Southwest Ohio was passed over as a drone test site. On December 30, the Federal Aviation Administration (FAA) announced it will develop test sites for unmanned vehicles in Alaska, Nevada, New York, North Dakota, Texas and Virginia, which the agency says together provide the necessary climatic and geographic diversity for testing.
The decision is a disappointment for state and local leaders and industry. Earlier this year, Ohio and Indiana submitted a 6,000-page joint proposal in hopes of becoming one of six sites where the FAA would test commercial drones, or unmanned aerial vehicles (UAV). A drone testing facility in Springfield would have been at the center of the two-state testing range, which would also have made use of sites in Wilmington and in southern Indiana.
The testing designation gives limited geographic areas an early pass to fly commercial drones under FAA supervision, which many believed would bring new economic activity to the area as the drone industry expands. Currently, only hobbyists and those with special permits are permitted to fly drones in federal air space, which means most commercial and industrial testing takes place in private hangars.
Local and state officials believe UAVs will be an economic boon even without the test site, and the state has already invested millions in economic development for commercial drones and related industries. An economic impact for over $2 billion from commercial drones is expected by 2025.
A press release from U.S. Rep. Mike Turner (R-10th), whose district is at the center of Ohio’s proposed site, downplayed the significance of the decision.

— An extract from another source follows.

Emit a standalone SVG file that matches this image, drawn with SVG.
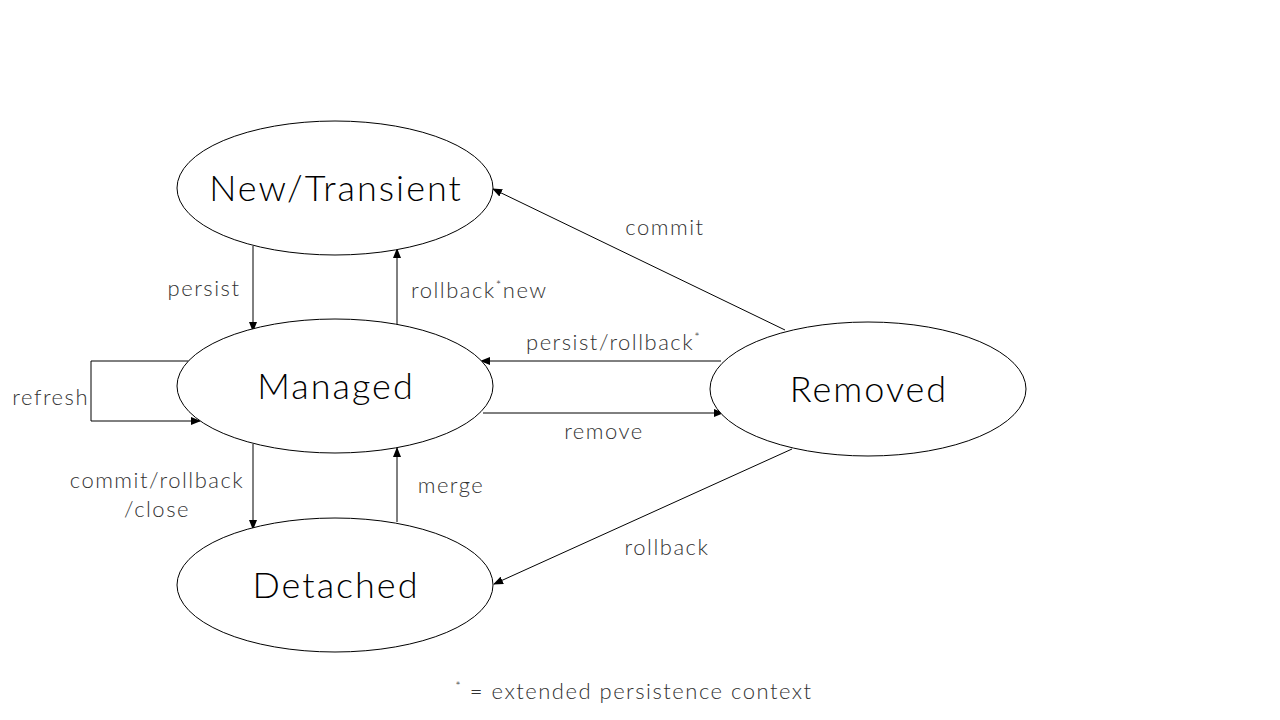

“The FAA is a regulatory agency simply charged with establishing the rules and regulations necessary for safe operations in the National Airspace System,” Turner said in the release. “The Dayton community in cooperation with WPAFB has postured itself to pursue major research and development opportunities in an effort to create new economic opportunities for Ohio. We will continue to focus our energy on economic development and look forward to assisting the FAA with its rule making task.”
Dayton's mayor was more forward in expressing what the loss means for the area.
“We are very disappointed with the FAA’s decision to not include the Ohio/Indiana UAS Center and Test Complex,“ Mayor Gary Leitzell said in a statement Monday. “I certainly think Dayton is well-suited for this opportunity, and it was our hope to officially continue at the forefront of unmanned aircraft systems.”
Drone testing is just one part of the FAA’s plan for integrating drones into national air space by 2015. The six test sites will help the agency evaluate safety, environmental impacts and privacy issues.